While Harris has sought to make her work on the border a strength for her campaign, Republicans have argued that she is responsible for the record increase in immigration throughout the Biden administration. A website paid for by the Republican National Committee says Harris is “complicit” in the border crisis and “helped create the worst border crisis in U.S. history by unleashing open-border policies.”
Trump and his allies have particularly targeted Harris for her work under the Biden administration to address the surge of migration from the Northern Triangle countries of El Salvador, Guatemala, and Honduras.
Despite Republican attacks, Arteaga-Lopenza said she doesn’t think that Republicans and the MAGA movement have taken “immigration seriously at all,” stating that Harris has “done an incredible job” in her role as vice president.
“She is the legacy that if you work hard — she’s a first-generation immigrant,” said Arteaga-Lopenza. “She understands the pain that every immigrant has to go through, and she is the perfect person, and she has done an incredible job to connect with a community that has been forgotten and not seen for so many administrations.”
Acosta similarly applauded Harris’s ability to connect with communities, saying he believes “Harris being at the top of the ticket energized the community a lot, and I do believe that there’s this message of joy and hope that this campaign is bringing.”
Trump has made his own efforts to court Hispanic and Latino voters in his bid to reclaim the White House, sitting down for an interview with Univision earlier this year in which he called Latino people “unbelievable entrepreneurial people.”
“The Latino vote is so incredible because they’re unbelievable people,” said Trump. “They have incredible skills, incredible energy, and they’re very entrepreneurial.

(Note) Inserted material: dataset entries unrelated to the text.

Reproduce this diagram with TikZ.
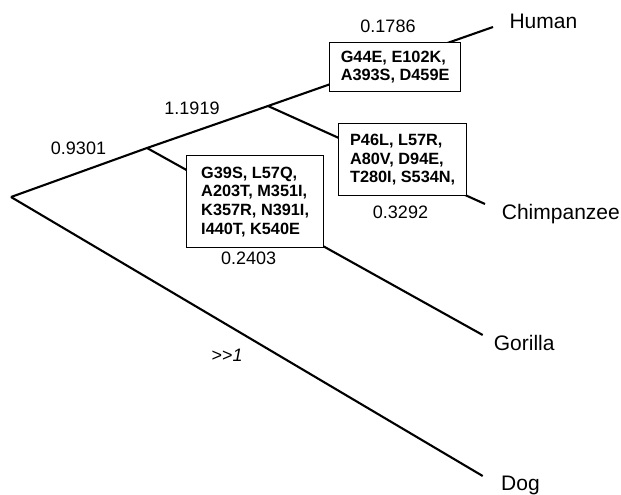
\documentclass[tikz,border=0pt]{standalone}
\usepackage{fontspec}
\setmainfont{Liberation Sans}
\begin{document}
\begin{tikzpicture}[x=1pt,y=-1pt,
  branch/.style={line width=2.1pt, line join=round},
  mutbox/.style={draw, line width=1.3pt, fill=white, align=left, inner sep=0pt,
    font=\fontsize{16.3}{18.7}\selectfont\bfseries, anchor=north west},
  num/.style={anchor=base, inner sep=0pt, font=\fontsize{18}{21}\selectfont},
  taxon/.style={anchor=base west, inner sep=0pt, font=\fontsize{21}{24}\selectfont}]
\useasboundingbox (0,0) rectangle (621,495);
% tree vertices
\coordinate (root) at (11,197);
\coordinate (n1) at (147,148);
\coordinate (n2) at (268,106);
\coordinate (hum) at (493,27);
\coordinate (chi) at (485,204);
\coordinate (gor) at (482.7,335);
\coordinate (dog) at (482.7,476);
% branches
\draw[branch] (root) -- (n1) -- (n2) -- (hum);
\draw[branch] (n2) -- (chi);
\draw[branch] (n1) -- (gor);
\draw[branch] (root) -- (dog);
% mutation boxes
\node[mutbox, minimum width=131pt, minimum height=49pt] (hbox) at (329,42) {G44E, E102K,\\A393S, D459E};
\node[mutbox, minimum width=128pt, minimum height=72pt] (cbox) at (338,123) {P46L, L57R,\\A80V, D94E,\\T280I, S534N,};
\node[mutbox, minimum width=137pt, minimum height=92pt] (gbox) at (186,155) {G39S, L57Q,\\A203T, M351I,\\K357R, N391I,\\I440T, K540E};
% branch lengths
\node[num] (l1) at (78.5,154) {0.9301};
\node[num] (l2) at (192,114.3) {1.1919};
\node[num] (l3) at (388,32.7) {0.1786};
\node[num] (l4) at (400.5,218.3) {0.3292};
\node[num] (l5) at (248.7,264.3) {0.2403};
\node[num, font=\fontsize{18}{21}\selectfont\itshape] (l6) at (227,361.7) {{>}{>}1};
% taxa
\node[taxon] (th) at (509.3,29) {Human};
\node[taxon] (tc) at (501.7,219.3) {Chimpanzee};
\node[taxon] (tg) at (493.7,350) {Gorilla};
\node[taxon] (td) at (501,490) {Dog};
\end{tikzpicture}
\end{document}
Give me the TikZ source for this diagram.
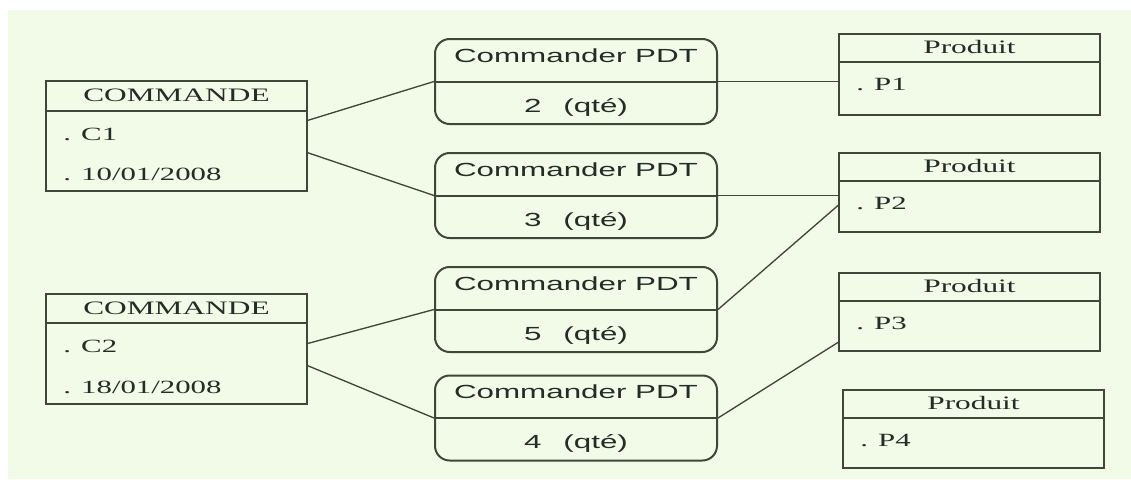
\documentclass[tikz,border=0pt]{standalone}
\usepackage{graphicx}
\usepackage{fontspec}
\setmainfont{Liberation Serif}
\newfontfamily\arialfam{Liberation Sans}
\usetikzlibrary{calc}

\definecolor{bgtint}{RGB}{242,250,232}
\definecolor{inkline}{RGB}{62,72,58}
\definecolor{inktext}{RGB}{40,42,40}

% text is set wide, as in the original drawing
\newcommand{\wide}[1]{\scalebox{1.65}[1]{#1}}

\tikzset{
  entitybox/.style={draw=inkline, line width=1.5pt, rectangle, inner sep=0pt,
                    minimum width=195.75pt},
  assocbox/.style={draw=inkline, line width=1.5pt, rectangle, rounded corners=11pt,
                   inner sep=0pt, minimum width=211.5pt, minimum height=63.75pt},
  divline/.style={draw=inkline, line width=1.5pt},
  link/.style={draw=inkline, line width=1pt},
  headserif/.style={text=inktext, inner sep=0pt, font=\fontsize{14.25}{17}\selectfont},
  bodyserif/.style={text=inktext, inner sep=0pt, anchor=base west, font=\fontsize{14}{17}\selectfont},
  headsans/.style={text=inktext, inner sep=0pt, anchor=base, font=\arialfam\fontsize{14.25}{17}\selectfont},
}

\begin{document}
\begin{tikzpicture}[x=0.75pt, y=-0.75pt]
  % canvas
  \fill[white] (0,0) rectangle (1131,479);
  \fill[bgtint] (8,10) rectangle (1131,479);
  \useasboundingbox (0,0) rectangle (1131,479);

  % ---- COMMANDE entities ----
  \node[entitybox, minimum height=82.5pt] (cmdA) at (176.5,136) {};
  \draw[divline] ($(cmdA.north west)+(0,31)$) -- ($(cmdA.north east)+(0,31)$);
  \node[headserif] (cmdAhead) at ($(cmdA.north)+(0,15.5)$) {\wide{COMMANDE}};
  \node[bodyserif] (cmdAid) at (63,140) {\wide{. C1}};
  \node[bodyserif] (cmdAdate) at (63,180) {\wide{. 10/01/2008}};

  \node[entitybox, minimum height=82.5pt] (cmdB) at (176.5,349) {};
  \draw[divline] ($(cmdB.north west)+(0,30)$) -- ($(cmdB.north east)+(0,30)$);
  \node[headserif] (cmdBhead) at ($(cmdB.north)+(0,15)$) {\wide{COMMANDE}};
  \node[bodyserif] (cmdBid) at (63,352) {\wide{. C2}};
  \node[bodyserif] (cmdBdate) at (63,393) {\wide{. 18/01/2008}};

  % ---- Commander PDT associations ----
  \foreach \nm/\cy/\qty in {relA/81.5/2, relB/195.5/3, relC/309.5/5, relD/418/4}{
    \node[assocbox] (\nm) at (576,\cy) {};
    \draw[divline] (\nm.west) -- (\nm.east);
    \node[headsans] (\nm head) at ($(\nm.north)+(0,24)$) {\wide{Commander PDT}};
    \node[headsans] (\nm qty) at ($(\nm.center)+(0,30.5)$) {\wide{\qty\hspace{10pt}(qté)}};
  }

  % ---- Produit entities ----
  \foreach \nm/\cx/\ty/\hh/\code in {prodA/969.5/34/81/P1, prodB/969.5/153/79/P2,
                                    prodC/969.5/273/78/P3, prodD/973.5/390/78/P4}{
    \node[entitybox, minimum height=\hh*0.75pt] (\nm) at (\cx,\ty+\hh/2) {};
    \draw[divline] ($(\nm.north west)+(0,29)$) -- ($(\nm.north east)+(0,29)$);
    \node[headserif, anchor=base] (\nm head) at ($(\nm.north)+(0,20.5)$) {\wide{Produit}};
    \node[bodyserif] (\nm id) at ($(\nm.north west)+(18,57.5)$) {\wide{. \code}};
  }

  % ---- links ----
  \draw[link] ($(cmdA.north east)!0.36!(cmdA.south east)$) -- (relA.west);
  \draw[link] ($(cmdA.north east)!0.65!(cmdA.south east)$) -- (relB.west);
  \draw[link] ($(cmdB.north east)!0.45!(cmdB.south east)$) -- (relC.west);
  \draw[link] ($(cmdB.north east)!0.65!(cmdB.south east)$) -- (relD.west);

  \draw[link] (relA.east) -- (relA.east -| prodA.west);
  \draw[link] (relB.east) -- (relB.east -| prodB.west);
  \draw[link] (relC.east) -- ($(prodB.north west)!0.66!(prodB.south west)$);
  \draw[link] (relD.east) -- ($(prodC.north west)!0.88!(prodC.south west)$);
\end{tikzpicture}
\end{document}
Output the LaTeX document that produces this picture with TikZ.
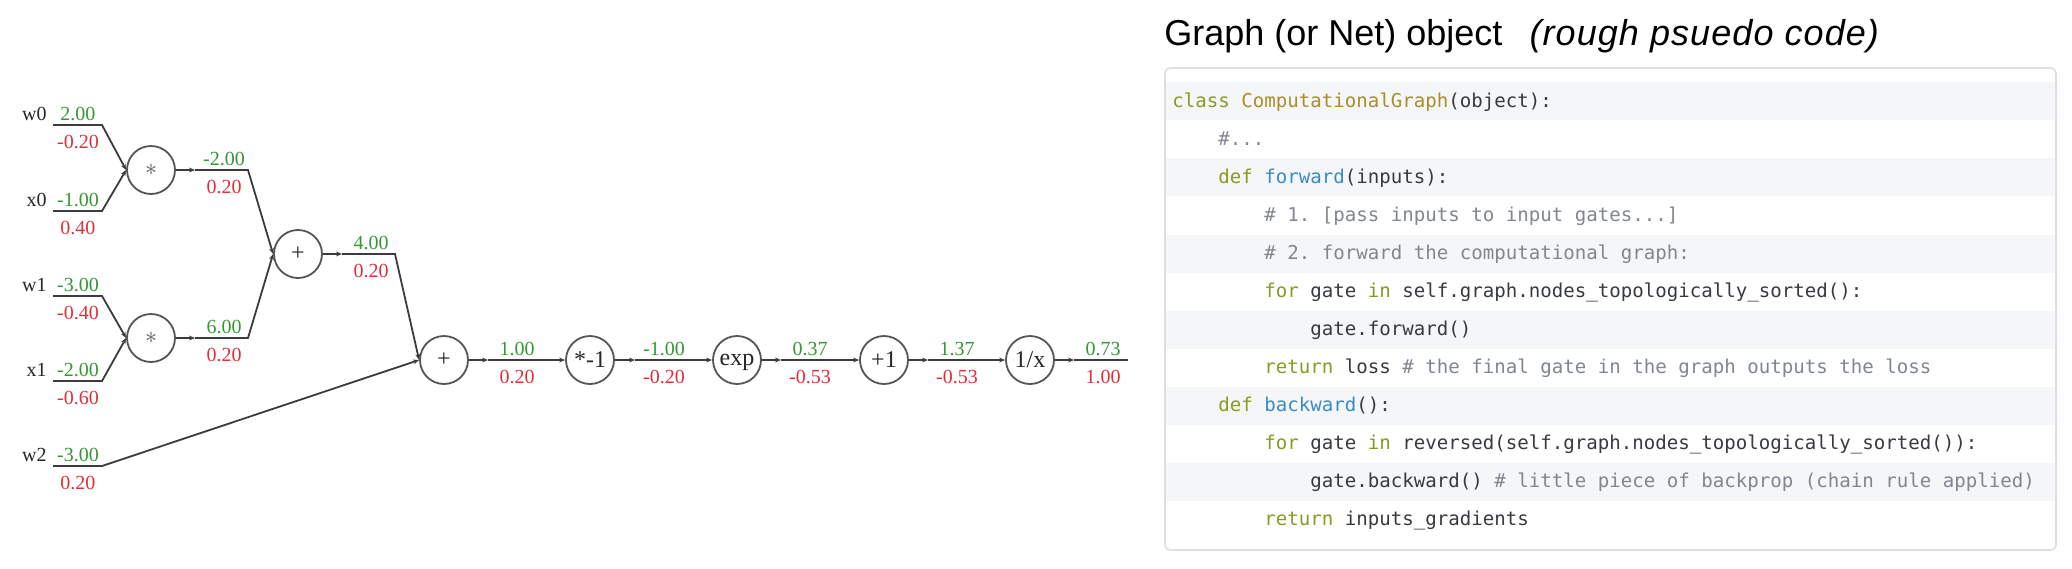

All you have to do is look at the owners of Univision.”
He continued, “They’re unbelievable entrepreneurial people. And they like me. You know, there’s never been anything like it in the Republican Party. I’ve been a Republican and am a Republican, and we have tremendous support from the, I call Hispanic, Latino, you have lots of different terms. But it all means the same thing as far as I’m concerned. It’s, they’re just great people, incredible people.”